The Power of VGG16: A Deep Dive into One of the Most Influential Neural Networks in Image Recognition

Table of Contents

In this article, we will discuss in detail VGG16, its architecture, reasons for its popularity in the computer vision domain, and what are its advantages over earlier CNN models.

What is VGG16?

VGG16 is a popular convolutional neural network (CNN) model that was developed by the Visual Geometry Group (VGG) at the University of Oxford in 2014.

This model achieved state-of-the-art performance on the ImageNet dataset, which is a widely used benchmark for image classification tasks.

VGG16 consists of 13 convolutional layers, followed by 3 fully-connected layers, and is a simple yet powerful model that has found widespread use in a variety of applications.

VGG16 was introduced in this paper. Our recommendation is to read this paper in detail to understand the VGG16 network in more detail.

Architecture of VGG-16

The architecture of VGG16 is a convolutional neural network model that consists of 13 convolutional layers, followed by 3 fully-connected layers.

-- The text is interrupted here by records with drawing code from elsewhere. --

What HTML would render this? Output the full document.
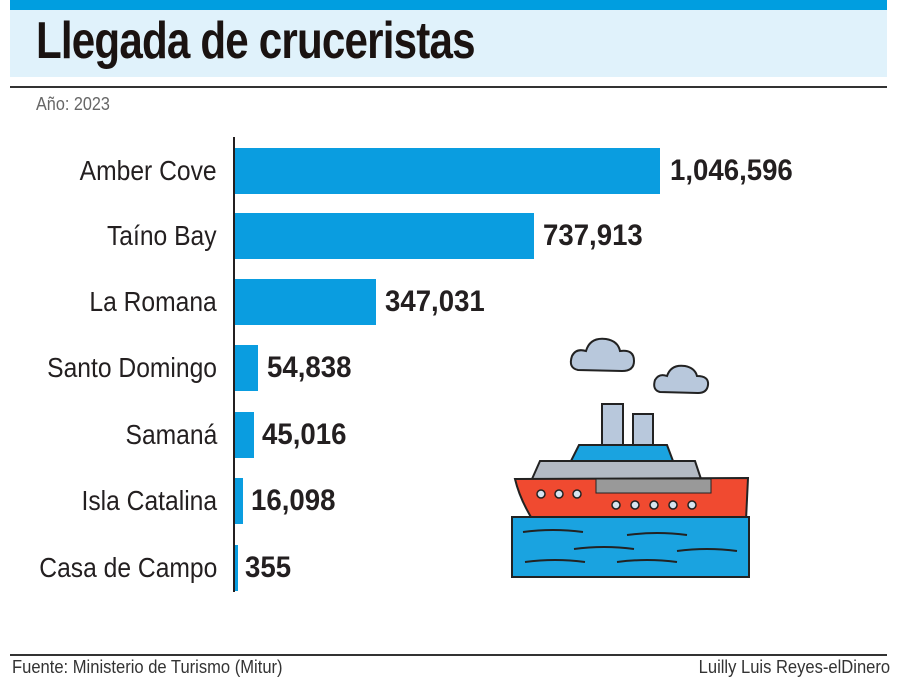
<!DOCTYPE html>
<html><head><meta charset="utf-8"><style>
body{margin:0;width:900px;height:698px;background:#fff;position:relative;overflow:hidden;font-family:"Liberation Sans",sans-serif}
.a{position:absolute;white-space:nowrap}
.lab{position:absolute;right:683px;font-size:28px;color:#231f20;transform:scaleX(.88);transform-origin:right center;line-height:46px}
.val{position:absolute;font-size:30px;font-weight:bold;color:#231f20;transform:scaleX(.92);transform-origin:left center;line-height:46px}
.bar{position:absolute;left:235px;height:46px;background:#0a9de0}
</style></head><body>
<div class="a" style="left:10px;top:0;width:877px;height:10px;background:#009ee0"></div>
<div class="a" style="left:10px;top:10px;width:877px;height:67px;background:#e0f2fb"></div>
<div class="a" style="left:36px;top:11px;font-size:52px;font-weight:bold;color:#1a1311;transform:scaleX(.81);transform-origin:left;letter-spacing:-1px">Llegada de cruceristas</div>
<div class="a" style="left:10px;top:86px;width:877px;height:2px;background:#333"></div>
<div class="a" style="left:36px;top:94px;font-size:18px;color:#666;transform:scaleX(.9);transform-origin:left">Año: 2023</div>
<div class="a" style="left:233px;top:137px;width:2px;height:455px;background:#231f20"></div>

<div class="bar" style="top:148px;width:425px"></div><div class="lab" style="top:148px">Amber Cove</div><div class="val" style="left:670px;top:148px">1,046,596</div>
<div class="bar" style="top:213px;width:299px"></div><div class="lab" style="top:213px">Taíno Bay</div><div class="val" style="left:543px;top:213px">737,913</div>
<div class="bar" style="top:279px;width:141px"></div><div class="lab" style="top:279px">La Romana</div><div class="val" style="left:385px;top:279px">347,031</div>
<div class="bar" style="top:345px;width:23px"></div><div class="lab" style="top:345px">Santo Domingo</div><div class="val" style="left:267px;top:345px">54,838</div>
<div class="bar" style="top:412px;width:19px"></div><div class="lab" style="top:412px">Samaná</div><div class="val" style="left:262px;top:412px">45,016</div>
<div class="bar" style="top:478px;width:8px"></div><div class="lab" style="top:478px">Isla Catalina</div><div class="val" style="left:251px;top:478px">16,098</div>
<div class="bar" style="top:545px;width:3px"></div><div class="lab" style="top:545px">Casa de Campo</div><div class="val" style="left:245px;top:545px">355</div>

<svg class="a" style="left:500px;top:330px" width="260" height="260" viewBox="500 330 260 260">
<g stroke="#222" stroke-width="2">
<path d="M578 370 q-10 -2 -6 -14 q4 -8 14 -5 q4 -14 20 -12 q12 2 14 12 q14 -2 14 10 q0 10 -12 10 z" fill="#b8c8dc"/>
<path d="M660 392 q-8 -2 -5 -12 q4 -7 12 -4 q4 -12 18 -10 q10 2 12 10 q12 0 11 9 q-1 8 -10 8 z" fill="#b8c8dc"/>
<rect x="602" y="404" width="21" height="42" fill="#b8c8dc"/>
<rect x="633" y="414" width="20" height="32" fill="#b8c8dc"/>
<path d="M571 461 L579 445 L667 445 L673 461 z" fill="#1aa3e0"/>
<path d="M532 479 L540 461 L695 461 L701 479 z" fill="#b3bac4"/>
<path d="M515 479 L748 478 L746 520 L534 522 Q520 500 515 479 z" fill="#f04a30"/>
<rect x="596" y="479" width="115" height="14" fill="#999" stroke-width="1"/>
<rect x="512" y="517" width="237" height="60" fill="#1aa3e0"/>
<g fill="#d6e4f0" stroke-width="1.5"><circle cx="541" cy="494" r="4"/><circle cx="559" cy="494" r="4"/><circle cx="577" cy="494" r="4"/><circle cx="616" cy="505" r="4"/><circle cx="635" cy="505" r="4"/><circle cx="654" cy="505" r="4"/><circle cx="673" cy="505" r="4"/><circle cx="692" cy="505" r="4"/></g>
<g fill="none"><path d="M523 532 q30 -4 60 0"/><path d="M627 535 q30 -4 60 0"/><path d="M574 549 q30 -4 60 0"/><path d="M677 551 q30 -4 60 0"/><path d="M525 562 q30 -4 60 0"/><path d="M617 562 q30 -4 60 0"/></g>
</g></svg>

<div class="a" style="left:10px;top:654px;width:877px;height:2px;background:#333"></div>
<div class="a" style="left:12px;top:657px;font-size:18px;color:#333;transform:scaleX(.92);transform-origin:left">Fuente: Ministerio de Turismo (Mitur)</div>
<div class="a" style="right:10px;top:657px;font-size:18px;color:#333;transform:scaleX(.92);transform-origin:right">Luilly Luis Reyes-elDinero</div>
</body></html>
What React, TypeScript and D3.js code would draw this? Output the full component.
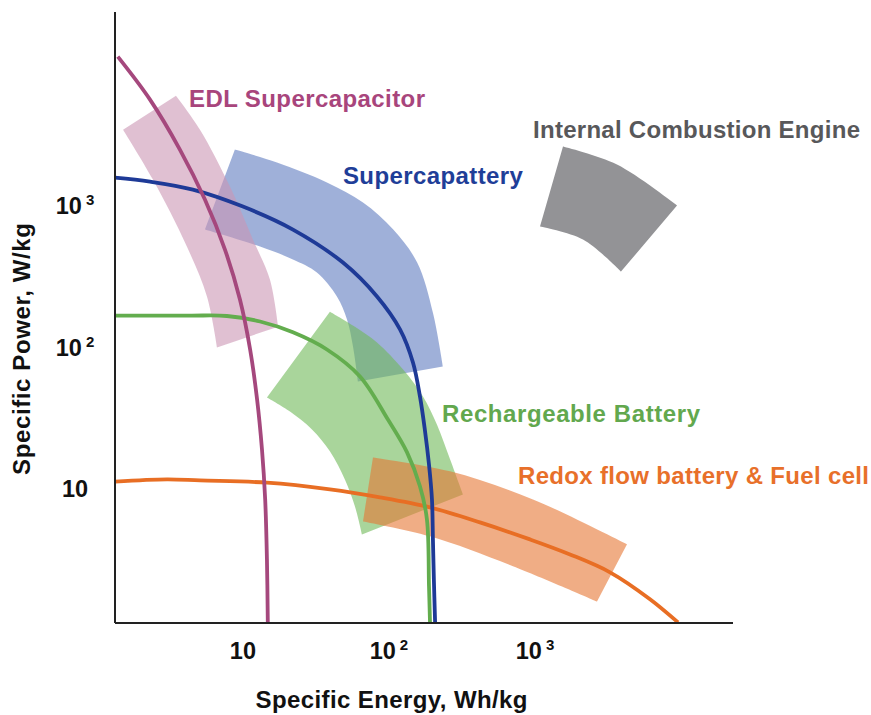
import React from 'react';
import * as d3 from 'd3';

type P = [number, number]; // [specific energy Wh/kg, specific power W/kg]

// Tick values and labels
const xTickValues = [10, 100, 1000];
const xTickSup = ['', '2', '3'];
const yTickValues = [10, 100, 1000];
const yTickSup = ['', '2', '3'];

// Ragone curves
const edlCurve: P[] = [[1.39, 11110], [2.31, 5520], [3.7, 2450], [5.49, 1085], [7.53, 481], [9.54, 213], [11.2, 94.5], [12.5, 41.9], [13.5, 18.6], [14.2, 8.23], [14.6, 3.1], [14.8, 1.11]];
const capatteryCurve: P[] = [[1.33, 1551], [2.31, 1454], [4.54, 1276], [10, 968], [22, 666], [48.4, 389], [82.8, 224], [119, 131], [146, 76.4], [163, 44], [176, 25.7], [188, 14.5], [197, 8.23], [200, 4.29], [203, 2.24], [207, 1.11]];
const batteryCurve: P[] = [[1.33, 164], [4.34, 164], [7.77, 163], [13.1, 149], [22, 125], [37.6, 94.5], [63.3, 60.9], [98.4, 30.2], [133, 17.7], [163, 10.2], [182, 5.94], [188, 2.0], [191, 1.11]];
const redoxCurve: P[] = [[1.33, 11.0], [3.02, 11.4], [5.08, 11.2], [14.6, 10.8], [39.4, 9.68], [86.8, 8.5], [191, 7.22], [420, 5.66], [924, 4.29], [1737, 3.36], [3264, 2.51], [6133, 1.62], [9540, 1.11]];

// Regions (outer edge and inner edge)
const edlBandOuter: P[] = [[3.48, 5893], [5.08, 3388], [8.15, 1341], [11.7, 566], [15.3, 295], [17.4, 137]];
const edlBandInner: P[] = [[1.51, 3388], [2.42, 1502], [4.13, 505], [5.67, 224], [6.64, 97.6]];
const capatteryBandOuter: P[] = [[8.81, 2447], [17.1, 1981], [37.6, 1431], [66.4, 1033], [107, 666], [156, 389], [200, 172], [234, 71.6]];
const capatteryBandInner: P[] = [[5.49, 666], [13.1, 505], [22, 409], [32.1, 331], [44, 224], [51.6, 154], [56.7, 99.2], [61.3, 56.1]];
const batteryBandOuter: P[] = [[39.4, 175], [58.5, 137], [82.8, 106], [125, 68.2], [171, 44], [213, 27.9], [262, 15.8], [321, 8.92]];
const batteryBandInner: P[] = [[14.6, 43.3], [21, 34.4], [29.7, 25.7], [39.4, 18], [49.9, 11.4], [58.5, 7.34], [65.3, 4.65]];
const redoxBandOuter: P[] = [[77.7, 16.3], [262, 13.0], [969, 8.23], [4267, 3.96]];
const redoxBandInner: P[] = [[66.4, 5.75], [191, 4.51], [707, 2.77], [2659, 1.56]];
const iceBandOuter: P[] = [[1555, 2570], [3643, 1917], [9389, 984]];
const iceBandInner: P[] = [[1082, 699], [2132, 566], [3882, 336]];

// Region label anchors (data space)
const labelNames = ['EDL Supercapacitor', 'Supercapattery', 'Internal Combustion Engine', 'Rechargeable Battery', 'Redox flow battery & Fuel cell'];
const labelAnchors: P[] = [[4.27, 4930], [48.4, 1407], [969, 2975], [231, 28.8], [765, 10.5]];

const W = 871;
const H = 715;
const FONT = 'Liberation Sans, Arial, Helvetica, sans-serif';

export default function App() {
  const x = d3.scaleLog().domain([1.33, 22700]).range([115, 733]);
  const y = d3.scaleLog().domain([1.1, 23000]).range([623, 12]);

  const line = d3
    .line<P>()
    .x((d) => x(d[0]))
    .y((d) => y(d[1]))
    .curve(d3.curveCatmullRom.alpha(0.5));

  const band = (outer: P[], inner: P[]) => {
    const a = line(outer) as string;
    const b = line([...inner].reverse()) as string;
    return a + 'L' + b.slice(1) + 'Z';
  };

  const labelStyles = [
    { color: '#a8457c', width: 236 },
    { color: '#1f3e98', width: 180 },
    { color: '#58585a', width: 327 },
    { color: '#62a84e', width: 258 },
    { color: '#e8702a', width: 351 },
  ];

  return (
    <svg
      width={W}
      height={H}
      style={{ position: 'absolute', left: 0, top: 0, background: '#fff' }}
      fontFamily={FONT}
      fontWeight="bold"
    >
      <rect x={0} y={0} width={W} height={H} fill="#fff" />
      {/* regions */}
      <path d={band(capatteryBandOuter, capatteryBandInner)} fill="#5f7bc0" fillOpacity={0.6} />
      <path d={band(edlBandOuter, edlBandInner)} fill="#cb96b4" fillOpacity={0.6} />
      <path d={band(batteryBandOuter, batteryBandInner)} fill="#70b958" fillOpacity={0.6} />
      <path d={band(redoxBandOuter, redoxBandInner)} fill="#e67634" fillOpacity={0.6} />
      <path d={band(iceBandOuter, iceBandInner)} fill="#939396" />

      {/* curves */}
      <path d={line(redoxCurve) as string} fill="none" stroke="#e86e24" strokeWidth={3.8} />
      <path d={line(batteryCurve) as string} fill="none" stroke="#63ad4e" strokeWidth={3.8} />
      <path d={line(capatteryCurve) as string} fill="none" stroke="#1e3a97" strokeWidth={3.8} />
      <path d={line(edlCurve) as string} fill="none" stroke="#a5487d" strokeWidth={3.8} />

      {/* axes */}
      <line x1={x.range()[0]} x2={x.range()[0]} y1={y.range()[1]} y2={y.range()[0]} stroke="#222" strokeWidth={2} />
      <line x1={x.range()[0]} x2={x.range()[1]} y1={y.range()[0]} y2={y.range()[0]} stroke="#222" strokeWidth={2} />

      {/* x tick labels */}
      {xTickValues.map((v, i) => (
        <text key={'xt' + i} x={x(v)} y={659} textAnchor="middle" fontSize={23.5} fill="#111">
          10
          {xTickSup[i] && (
            <tspan dx={4} dy={-9} fontSize={15}>
              {xTickSup[i]}
            </tspan>
          )}
        </text>
      ))}

      {/* y tick labels */}
      {yTickValues.map((v, i) => (
        <text key={'yt' + i} x={75} y={y(v) + 9.5} textAnchor="middle" fontSize={23.5} fill="#111">
          10
          {yTickSup[i] && (
            <tspan dx={4} dy={-9} fontSize={15}>
              {yTickSup[i]}
            </tspan>
          )}
        </text>
      ))}

      {/* axis titles */}
      <text x={391.5} y={708} textAnchor="middle" fontSize={24} fill="#111" textLength={272}>
        Specific Energy, Wh/kg
      </text>
      <text
        transform="translate(30,349) rotate(-90)"
        textAnchor="middle"
        fontSize={24}
        fill="#111"
        textLength={252}
      >
        Specific Power, W/kg
      </text>

      {/* region labels */}
      {labelNames.map((name, i) => (
        <text
          key={'lb' + i}
          x={x(labelAnchors[i][0])}
          y={y(labelAnchors[i][1])}
          fontSize={24}
          fill={labelStyles[i].color}
          textLength={labelStyles[i].width}
        >
          {name}
        </text>
      ))}
    </svg>
  );
}
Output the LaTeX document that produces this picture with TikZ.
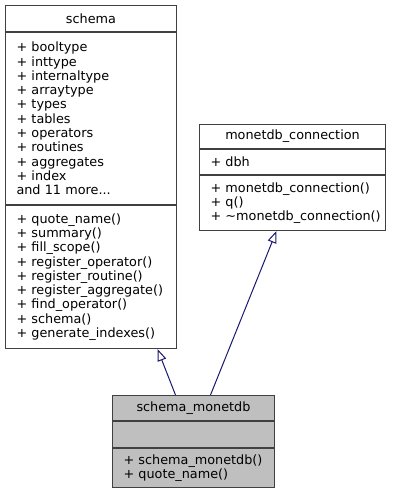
\documentclass[tikz,border=0pt]{standalone}
\usepackage{fontspec}
\setmainfont{DejaVu Sans}
\usetikzlibrary{arrows.meta}
\definecolor{edgeblue}{HTML}{191970}
\definecolor{boxline}{HTML}{404040}
\definecolor{curfill}{HTML}{BFBFBF}

\begin{document}
\begin{tikzpicture}[x=1pt, y=-1pt,
    every node/.style={font=\fontsize{12.8}{14.3}\selectfont},
    part/.style={draw=boxline, line width=1pt, anchor=north west, inner ysep=0pt},
    classname/.style={part, align=center, inner xsep=0pt},
    members/.style={part, align=left, inner xsep=11pt},
    inherit/.style={draw=edgeblue, line width=1pt, -{Triangle[open, length=12pt, width=9pt, fill=white]}}]
    \useasboundingbox (0,0) rectangle (400,492);

    % base class schema
    \node[classname, text width=171pt, minimum height=26pt] (sch) at (5,5) {schema};
    \node[members, text width=149pt, minimum height=172pt] (schattr) at (sch.south west)
        {+ booltype\\+ inttype\\+ internaltype\\+ arraytype\\+ types\\+ tables\\+ operators\\+ routines\\+ aggregates\\+ index\\and 11 more...};
    \node[members, text width=149pt, minimum height=143pt] (schmeth) at (schattr.south west)
        {+ quote\_name()\\+ summary()\\+ fill\_scope()\\+ register\_operator()\\+ register\_routine()\\+ register\_aggregate()\\+ find\_operator()\\+ schema()\\+ generate\_indexes()};

    % base class monetdb_connection
    \node[classname, text width=186pt, minimum height=24pt] (mc) at (199,124) {monetdb\_connection};
    \node[members, text width=164pt, minimum height=25pt] (mcattr) at (mc.south west) {+ dbh};
    \node[members, text width=164pt, minimum height=55pt] (mcmeth) at (mcattr.south west)
        {+ monetdb\_connection()\\+ q()\\\mbox{+ \textasciitilde monetdb\_connection()}};

    % derived class schema_monetdb
    \node[classname, fill=curfill, text width=162pt, minimum height=25pt] (sm) at (112,395) {schema\_monetdb};
    \node[members, fill=curfill, text width=140pt, minimum height=26pt] (smattr) at (sm.south west) {};
    \node[members, fill=curfill, text width=140pt, minimum height=39pt] (smmeth) at (smattr.south west)
        {+ schema\_monetdb()\\+ quote\_name()};

    \draw[inherit] ([xshift=-18pt]sm.north) -- ([xshift=66.5pt]schmeth.south);
    \draw[inherit] ([xshift=17pt]sm.north) -- ([xshift=-16pt]mcmeth.south);
\end{tikzpicture}
\end{document}
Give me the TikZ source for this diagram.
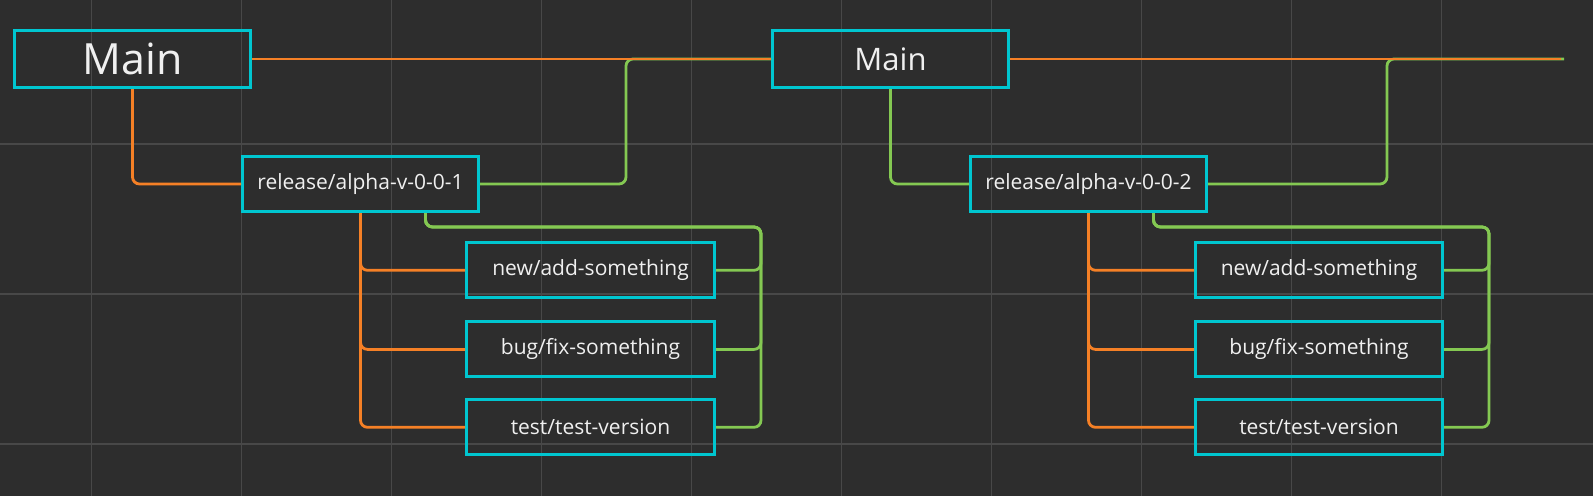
\documentclass[tikz,border=0pt]{standalone}
\usepackage{fontspec}
\setmainfont{Open Sans}
\definecolor{bgc}{RGB}{45,45,45}
\definecolor{gridc}{RGB}{72,72,72}
\definecolor{boxc}{RGB}{0,198,208}
\definecolor{orgc}{RGB}{245,128,38}
\definecolor{grnc}{RGB}{132,200,82}
\definecolor{txtc}{RGB}{240,240,240}
\tikzset{
  nbox/.style={draw=boxc, line width=3pt, inner sep=0pt, text=txtc, font=\fontsize{21}{25}\selectfont, minimum height=55pt},
  relbox/.style={nbox, minimum width=236pt},
  kidbox/.style={nbox, minimum width=248pt},
  mainbox/.style={nbox, minimum width=236pt, minimum height=57pt},
  org/.style={draw=orgc, line width=2.8pt, rounded corners=7pt},
  grn/.style={draw=grnc, line width=2.8pt, rounded corners=7pt},
  gridl/.style={draw=gridc, line width=1.2pt}
}
\begin{document}
\begin{tikzpicture}[x=1pt,y=-1pt]
\useasboundingbox (0,0) rectangle (1593,496);
\fill[bgc] (0,0) rectangle (1593,496);
% grid
\foreach \gx in {91.5,241.5,391.5,541.5,691.5,841.5,991.5,1141.5,1291.5,1441.5}
  \draw[gridl] (\gx,0) -- (\gx,496);
\foreach \gy in {144,294,444}
  \draw[gridl] (0,\gy) -- (1593,\gy);
% nodes
\node[mainbox, font=\fontsize{43}{48}\selectfont] (m1) at (132.5,59) {Main};
\node[mainbox, font=\fontsize{31}{36}\selectfont] (m2) at (890.5,59) {Main};
\node[relbox] (r1) at (360.5,184) {release/alpha-v-0-0-1};
\node[relbox] (r2) at (1088.5,184) {release/alpha-v-0-0-2};
\node[kidbox] (a1) at (590.5,270.3) {new/add-something};
\node[kidbox] (b1) at (590.5,349.4) {bug/fix-something};
\node[kidbox] (c1) at (590.5,427.3) {test/test-version};
\node[kidbox, minimum width=247pt] (a2) at (1319,270.3) {new/add-something};
\node[kidbox, minimum width=247pt] (b2) at (1319,349.4) {bug/fix-something};
\node[kidbox, minimum width=247pt] (c2) at (1319,427.3) {test/test-version};
% helper coordinates
\coordinate (j1) at (626,59);
\coordinate (j2) at (1387,59);
\coordinate (endR) at (1564,59);
\coordinate (endO) at (1561,59);
\coordinate (r1g) at ([xshift=65pt]r1.south);
\coordinate (r2g) at ([xshift=65pt]r2.south);
\coordinate (v1) at (761,227);
\coordinate (v2) at (1489,227);
% green connectors
\draw[grn] (r1.east) -| (j1) -- (m2.west);
\draw[grn] (r2.east) -| (j2) -- (endR);
\draw[grn] (m2.south) |- (r2.west);
\foreach \k in {a1,b1,c1}
  \draw[grn] (\k.east) -| (v1) -| (r1g);
\foreach \k in {a2,b2,c2}
  \draw[grn] (\k.east) -| (v2) -| (r2g);
% orange connectors
\draw[org] (m1.east) -- (m2.west);
\draw[org] (m2.east) -- (endO);
\draw[org] (m1.south) |- (r1.west);
\foreach \k in {a1,b1,c1}
  \draw[org] (r1.south) |- (\k.west);
\foreach \k in {a2,b2,c2}
  \draw[org] (r2.south) |- (\k.west);
\end{tikzpicture}
\end{document}
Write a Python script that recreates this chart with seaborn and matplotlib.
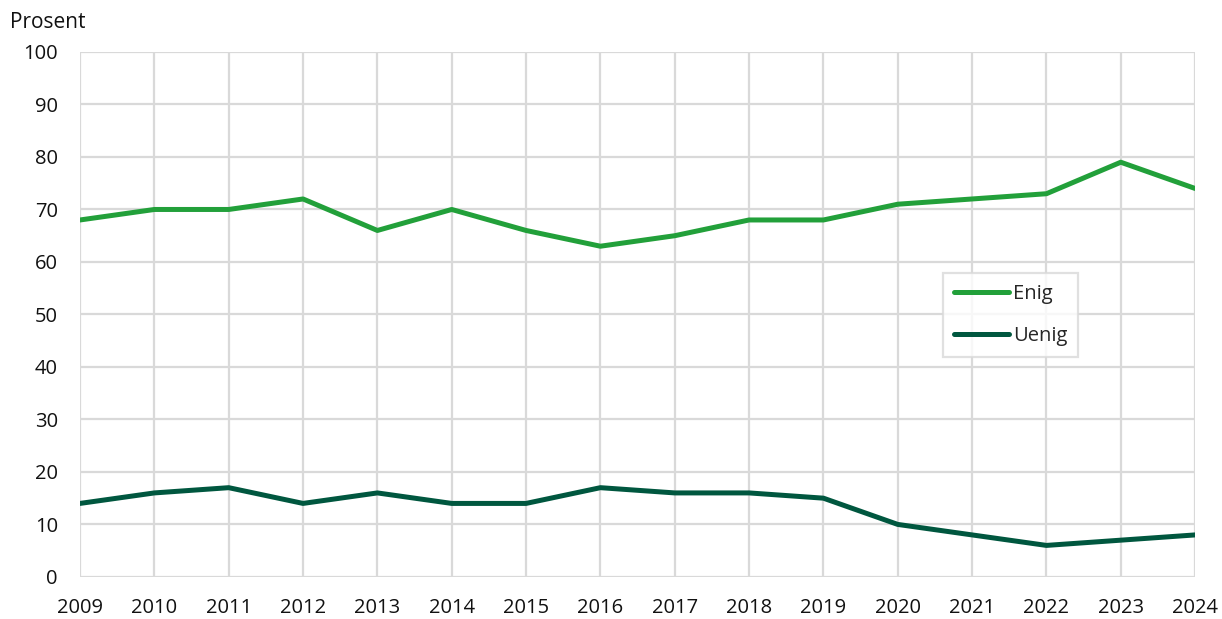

The input to the model is a 224×224 RGB image, which is passed through the convolutional layers. These layers extract features from the input image, and they are followed by max-pooling layers that reduce the spatial dimensionality of the feature maps.

Following the convolutional layers, the output is passed through fully-connected layers that predict the class of the input image.

The final layer of the model is a softmax layer, which outputs a probability distribution over the classes in the ImageNet dataset.

Why is VGG16 Popular?

VGG16 is popular for a number of reasons. First, it achieved state-of-the-art performance on the ImageNet dataset, which is a widely-used benchmark for image classification tasks.

Second, the architecture of the model is relatively simple, which makes it easy to understand and implement.

Finally, the model is pre-trained on the ImageNet dataset, which means that it can be fine-tuned for a wide range of image classification tasks with relatively little data.

Fine-Tuning VGG16

Fine-tuning VGG16 involves taking the pre-trained model and retraining it on a new dataset.

This is done by replacing the final layer of the model with a new layer that has the same number of output neurons as the number of classes in the new dataset.

The weights of the other layers are frozen, and only the weights of the new layer are updated during training.

Fine-tuning VGG16 can be a powerful technique for achieving high accuracy on image classification tasks, particularly when there is not a lot of training data available.

Advantage of VGG16 over AlexNet

Compared to the earlier CNN model AlexNet, VGG16 has several advantages.

The VGGNet succeeded AlexNet in the ImageNet challenge by reducing the error rate from about 17% to less than 8%.

Let’s discuss a number of reasons why VGG16 is better than AlexNet.

First, VGG16 has a deeper architecture with 13 convolutional layers, which allows it to learn more complex features and achieve better performance on image classification tasks.

Second, VGG16 uses smaller filter sizes (3×3) compared to AlexNet (11×11 and 5×5), it was able to use a higher number of non-linear activations with a reduced number of parameters.

Finally, the use of max-pooling layers in VGG16 helps to reduce the spatial dimensionality of the feature maps, which can improve generalization performance and reduce overfitting.

Conclusion

In conclusion, VGG16 is a powerful convolutional neural network model that is widely used for image classification tasks. Its architecture, with 13 convolutional layers and max-pooling layers, allows it to extract features from input images and achieve state-of-the-art performance on a variety of image recognition tasks.

Compared to AlexNet, VGG16’s deeper architecture, smaller filter sizes, and use of max-pooling layers make it a more efficient and effective model for image classification tasks.